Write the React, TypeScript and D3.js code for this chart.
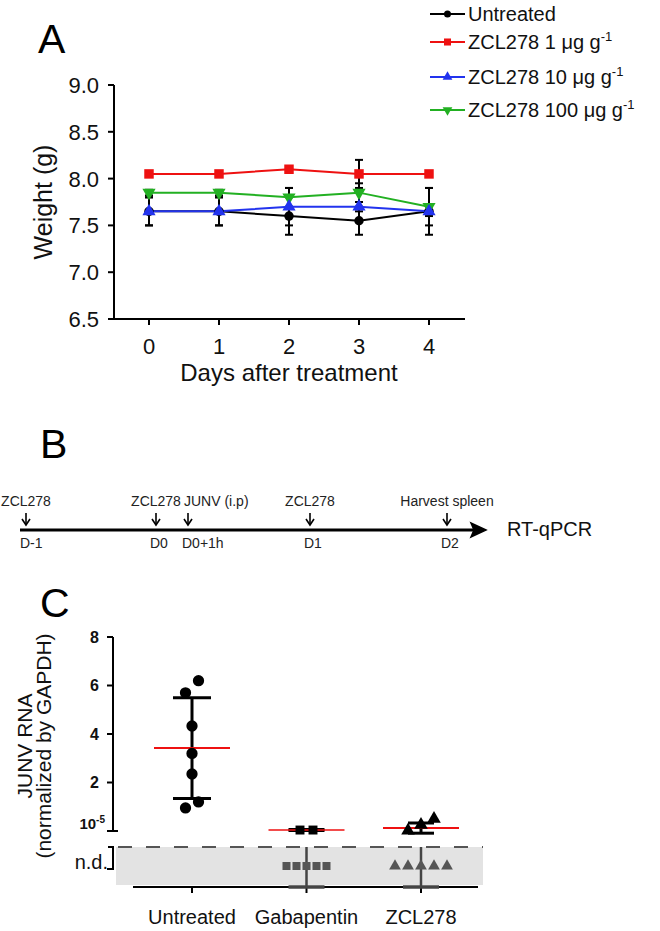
import React from "react";
import * as d3 from "d3";

const FONT = "'Liberation Sans', Arial, Helvetica, sans-serif";

// ---------- Panel A data ----------
const days = [0, 1, 2, 3, 4];
const yTicksA = [6.5, 7.0, 7.5, 8.0, 8.5, 9.0];
const untreated = [7.65, 7.65, 7.6, 7.55, 7.65];
const untreatedSD = [0.15, 0.15, 0.2, 0.15, 0.25];
const zcl1 = [8.05, 8.05, 8.1, 8.05, 8.05];
const zcl1SD = [0.03, 0.03, 0.02, 0.15, 0.03];
const zcl10 = [7.65, 7.65, 7.7, 7.7, 7.65];
const zcl10SD = [0.15, 0.15, 0.2, 0.05, 0.05];
const zcl100 = [7.85, 7.85, 7.8, 7.85, 7.7];
const zcl100SD = [0.03, 0.03, 0.1, 0.1, 0.2];
const seriesNames = ["Untreated", "ZCL278 1 μg g", "ZCL278 10 μg g", "ZCL278 100 μg g"];
const seriesSup = ["", "-1", "-1", "-1"];

// ---------- Panel B data ----------
const eventHours = [-24, 0, 1, 24, 48];
const eventTop = ["ZCL278", "ZCL278", "JUNV (i.p)", "ZCL278", "Harvest spleen"];
const eventBottom = ["D-1", "D0", "D0+1h", "D1", "D2"];

// ---------- Panel C data ----------
const categories = ["Untreated", "Gabapentin", "ZCL278"];
const untreatedRNA = [6.2, 5.7, 4.33, 3.2, 2.35, 1.2, 0.95];
const gabapentinRNA = [0.04, 0.04];
const zclRNA = [0.5, 0.25, 0.02];
const ndCounts = [0, 5, 5];
const meanRNA = [3.42, 0.04, 0.12];
const sdRNA = [2.08, 0.02, 0.21];
const yTicksC = [0, 2, 4, 6, 8];

type Series = { name: string; sup: string; values: number[]; sd: number[]; color: string; shape: string };

function markerPath(shape: string, size: number) {
  const t =
    shape === "circle" ? d3.symbolCircle :
    shape === "square" ? d3.symbolSquare :
    d3.symbolTriangle;
  return d3.symbol().type(t).size(size)() as string;
}

function Marker({ shape, x, y, color, size }: { shape: string; x: number; y: number; color: string; size: number }) {
  const rot = shape === "down" ? 180 : 0;
  return <path d={markerPath(shape, size)} transform={`translate(${x},${y}) rotate(${rot})`} fill={color} />;
}

// simple grouped jitter: points whose pixel y are close are spread symmetrically
function groupJitter(ys: number[], spacing: number, minDist: number) {
  const idx = ys.map((_, i) => i).sort((a, b) => ys[a] - ys[b]);
  const offsets = new Array(ys.length).fill(0);
  let group: number[] = [];
  const flush = () => {
    const n = group.length;
    group.forEach((gi, k) => {
      offsets[gi] = ((n - 1) / 2 - k) * spacing;
    });
    group = [];
  };
  idx.forEach((i) => {
    if (group.length && ys[i] - ys[group[group.length - 1]] >= minDist) flush();
    group.push(i);
  });
  flush();
  return offsets;
}

function PanelA() {
  const x = d3.scaleLinear().domain([-0.5, 4.5]).range([114, 464]);
  const y = d3.scaleLinear().domain([6.5, 9.0]).range([319, 85]);
  const series: Series[] = [
    { name: seriesNames[0], sup: seriesSup[0], values: untreated, sd: untreatedSD, color: "#000000", shape: "circle" },
    { name: seriesNames[1], sup: seriesSup[1], values: zcl1, sd: zcl1SD, color: "#ee1111", shape: "square" },
    { name: seriesNames[3], sup: seriesSup[3], values: zcl100, sd: zcl100SD, color: "#22b022", shape: "down" },
    { name: seriesNames[2], sup: seriesSup[2], values: zcl10, sd: zcl10SD, color: "#2233ee", shape: "up" },
  ];
  const legendOrder = [0, 1, 3, 2];
  const legendY = [14, 42, 77, 110];
  const line = d3.line<number>().x((_, i) => x(days[i])).y((v) => y(v));
  const sizeOf = (s: string) => (s === "circle" ? 70 : s === "square" ? 90 : 75);
  return (
    <g>
      <text x={38} y={53} fontSize={41} fontFamily={FONT}>A</text>
      {/* axes */}
      <line x1={114} x2={114} y1={y(9.0)} y2={y(6.5) + 1} stroke="#000" strokeWidth={2} />
      <line x1={113} x2={465} y1={y(6.5)} y2={y(6.5)} stroke="#000" strokeWidth={2} />
      {yTicksA.map((t) => (
        <g key={t}>
          <line x1={108} x2={114} y1={y(t)} y2={y(t)} stroke="#000" strokeWidth={2} />
          <text x={99} y={y(t)} dy="0.36em" textAnchor="end" fontSize={22} fontFamily={FONT} fill="#111">{t.toFixed(1)}</text>
        </g>
      ))}
      {days.map((d) => (
        <g key={d}>
          <line x1={x(d)} x2={x(d)} y1={y(6.5)} y2={y(6.5) + 6} stroke="#000" strokeWidth={2} />
          <text x={x(d)} y={354} textAnchor="middle" fontSize={22} fontFamily={FONT} fill="#111">{d}</text>
        </g>
      ))}
      <text x={289} y={381} textAnchor="middle" fontSize={24} fontFamily={FONT} fill="#111">Days after treatment</text>
      <text transform={`translate(52,${(y(9) + y(6.5)) / 2}) rotate(-90)`} textAnchor="middle" fontSize={25} fontFamily={FONT} fill="#111">Weight (g)</text>
      {/* lines */}
      {series.map((s) => (
        <path key={s.name} d={line(s.values) as string} fill="none" stroke={s.color} strokeWidth={2} />
      ))}
      {/* error bars */}
      {series.map((s) =>
        s.values.map((v, i) => (
          <g key={s.name + i} stroke="#000" strokeWidth={2}>
            <line x1={x(days[i])} x2={x(days[i])} y1={y(v - s.sd[i])} y2={y(v + s.sd[i])} />
            <line x1={x(days[i]) - 4} x2={x(days[i]) + 4} y1={y(v - s.sd[i])} y2={y(v - s.sd[i])} />
            <line x1={x(days[i]) - 4} x2={x(days[i]) + 4} y1={y(v + s.sd[i])} y2={y(v + s.sd[i])} />
          </g>
        ))
      )}
      {/* markers */}
      {series.map((s) =>
        s.values.map((v, i) => (
          <Marker key={s.name + "m" + i} shape={s.shape} x={x(days[i])} y={y(v)} color={s.color} size={sizeOf(s.shape)} />
        ))
      )}
      {/* legend */}
      {legendOrder.map((si, k) => {
        const s = series[si];
        const ly = legendY[k];
        return (
          <g key={"lg" + k}>
            <line x1={430} x2={465} y1={ly} y2={ly} stroke={s.color} strokeWidth={2} />
            <Marker shape={s.shape} x={447.5} y={ly} color={s.color} size={sizeOf(s.shape) * 0.55} />
            <text x={468} y={ly} dy="0.36em" fontSize={20} fontFamily={FONT} fill="#111">
              {s.name}
              {s.sup ? <tspan dy={-8} fontSize={13}>{s.sup}</tspan> : null}
            </text>
          </g>
        );
      })}
    </g>
  );
}

function PanelB() {
  const tx = d3.scaleLinear().domain(eventHours).range([26, 156, 188, 310, 447]);
  const ly = 530;
  return (
    <g>
      <text x={40} y={458} fontSize={41} fontFamily={FONT}>B</text>
      <line x1={20} x2={474} y1={ly} y2={ly} stroke="#000" strokeWidth={3} />
      <path d={`M486,${ly} L471,${ly - 7} L474,${ly} L471,${ly + 7} Z`} fill="#000" stroke="#000" strokeWidth={1.5} strokeLinejoin="miter" />
      {eventHours.map((h, i) => {
        const ex = tx(h);
        const start = eventTop[i].startsWith("JUNV");
        return (
          <g key={i}>
            <line x1={ex} x2={ex} y1={513} y2={525} stroke="#000" strokeWidth={1.6} />
            <path d={`M${ex - 4},${519} L${ex},${525} L${ex + 4},${519}`} fill="none" stroke="#000" strokeWidth={1.6} />
            <text x={start ? ex - 4 : ex} y={506} textAnchor={start ? "start" : "middle"} fontSize={14} fontFamily={FONT} fill="#222">{eventTop[i]}</text>
            <text x={ex - 6} y={548} textAnchor="start" fontSize={14} fontFamily={FONT} fill="#222">{eventBottom[i]}</text>
          </g>
        );
      })}
      <text x={507} y={529} dy="0.36em" fontSize={20} fontFamily={FONT} fill="#111">RT-qPCR</text>
    </g>
  );
}

function PanelC() {
  const y = d3.scaleLinear().domain([0, 8]).range([831, 637]);
  const x = d3.scalePoint<string>().domain(categories).range([192, 421]);
  const detected = [untreatedRNA, gabapentinRNA, zclRNA];
  const shapes = ["circle", "square", "up"];
  const ndSpacing = [0, 10, 13];
  const ndY = 866;
  const bandTop = 847;
  const bandBottom = 885;
  const axisY = 887;
  return (
    <g>
      <text x={40} y={617} fontSize={41} fontFamily={FONT}>C</text>
      {/* n.d. band */}
      <rect x={116} y={bandTop} width={367} height={bandBottom - bandTop} fill="#e3e3e3" />
      <line x1={118} x2={483} y1={bandTop} y2={bandTop} stroke="#555" strokeWidth={2} strokeDasharray="14,14" />
      {/* y axis upper */}
      <line x1={113} x2={113} y1={y(8)} y2={y(0)} stroke="#000" strokeWidth={2} />
      {yTicksC.map((t) => (
        <g key={t}>
          <line x1={107} x2={t === 0 ? 118 : 113} y1={y(t)} y2={y(t)} stroke="#000" strokeWidth={2} />
          {t === 0 ? (
            <text x={105} y={y(t) - 2} textAnchor="end" fontSize={15} fontWeight="bold" fontFamily={FONT} fill="#111">
              10<tspan dy={-6} fontSize={10}>-5</tspan>
            </text>
          ) : (
            <text x={99} y={y(t)} dy="0.36em" textAnchor="end" fontSize={16} fontWeight="bold" fontFamily={FONT} fill="#111">{t}</text>
          )}
        </g>
      ))}
      {/* y axis lower bracket */}
      <path d={`M108,${bandTop} L113,${bandTop} L113,869 L107,869`} fill="none" stroke="#000" strokeWidth={2} />
      <text x={108} y={869} textAnchor="end" fontSize={20} fontFamily={FONT} fill="#111">n.d.</text>
      {/* axis title */}
      <text transform={`translate(32,746) rotate(-90)`} textAnchor="middle" fontSize={21} fontFamily={FONT} fill="#111">JUNV RNA</text>
      <text transform={`translate(51,746) rotate(-90)`} textAnchor="middle" fontSize={21} fontFamily={FONT} fill="#111">(normalized by GAPDH)</text>
      {/* x axis */}
      <line x1={133} x2={478} y1={axisY} y2={axisY} stroke="#000" strokeWidth={2} />
      {categories.map((c) => (
        <g key={c}>
          <line x1={x(c)!} x2={x(c)!} y1={axisY} y2={axisY + 6} stroke="#000" strokeWidth={2} />
          <text x={x(c)!} y={924} textAnchor="middle" fontSize={20} fontFamily={FONT} fill="#111">{c}</text>
        </g>
      ))}
      {/* n.d. error bars */}
      {categories.map((c, ci) =>
        ndCounts[ci] > 0 ? (
          <g key={"nd" + c} stroke="#444" strokeWidth={2.5}>
            <line x1={x(c)!} x2={x(c)!} y1={bandTop} y2={axisY} />
            <line x1={x(c)! - 18} x2={x(c)! + 18} y1={axisY} y2={axisY} strokeWidth={3.5} />
          </g>
        ) : null
      )}
      {/* n.d. points */}
      {categories.map((c, ci) =>
        d3.range(ndCounts[ci]).map((k) => (
          <Marker key={"ndp" + ci + k} shape={shapes[ci]} x={x(c)! + (k - (ndCounts[ci] - 1) / 2) * ndSpacing[ci]} y={ndY} color="#555" size={ci === 1 ? 64 : 60} />
        ))
      )}
      {/* SD bars */}
      {categories.map((c, ci) => {
        const cx = x(c)!;
        const top = y(meanRNA[ci] + sdRNA[ci]);
        const bot = y(meanRNA[ci] - sdRNA[ci]);
        const hw = ci === 0 ? 19 : ci === 1 ? 18 : 13;
        return (
          <g key={"sd" + c} stroke="#000" strokeWidth={3}>
            <line x1={cx} x2={cx} y1={top} y2={bot} />
            <line x1={cx - hw} x2={cx + hw} y1={top} y2={top} />
            <line x1={cx - hw} x2={cx + hw} y1={bot} y2={bot} />
          </g>
        );
      })}
      {/* mean lines */}
      {categories.map((c, ci) => (
        <line key={"mean" + c} x1={x(c)! - 38} x2={x(c)! + 38} y1={y(meanRNA[ci])} y2={y(meanRNA[ci])} stroke="#ee1111" strokeWidth={ci === 1 ? 1.5 : 2} />
      ))}
      {/* detected points */}
      {categories.map((c, ci) => {
        const ys = detected[ci].map((v) => y(v));
        const offs = groupJitter(ys, 13, 13);
        return detected[ci].map((v, k) => (
          <Marker key={"p" + ci + k} shape={shapes[ci]} x={x(c)! + offs[k]} y={y(v)} color="#000" size={ci === 0 ? 100 : 80} />
        ));
      })}
    </g>
  );
}

export default function App() {
  return (
    <svg width={660} height={931} viewBox="0 0 660 931" style={{ position: "absolute", left: 0, top: 0, background: "#fff" }}>
      <rect width={660} height={931} fill="#fff" />
      <PanelA />
      <PanelB />
      <PanelC />
    </svg>
  );
}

*EXERCISE OBJECTIVE*
Where a line holds "React", copy it out.

*THE OUTPUT*
Write the React, TypeScript and D3.js code for this chart.
import React from "react";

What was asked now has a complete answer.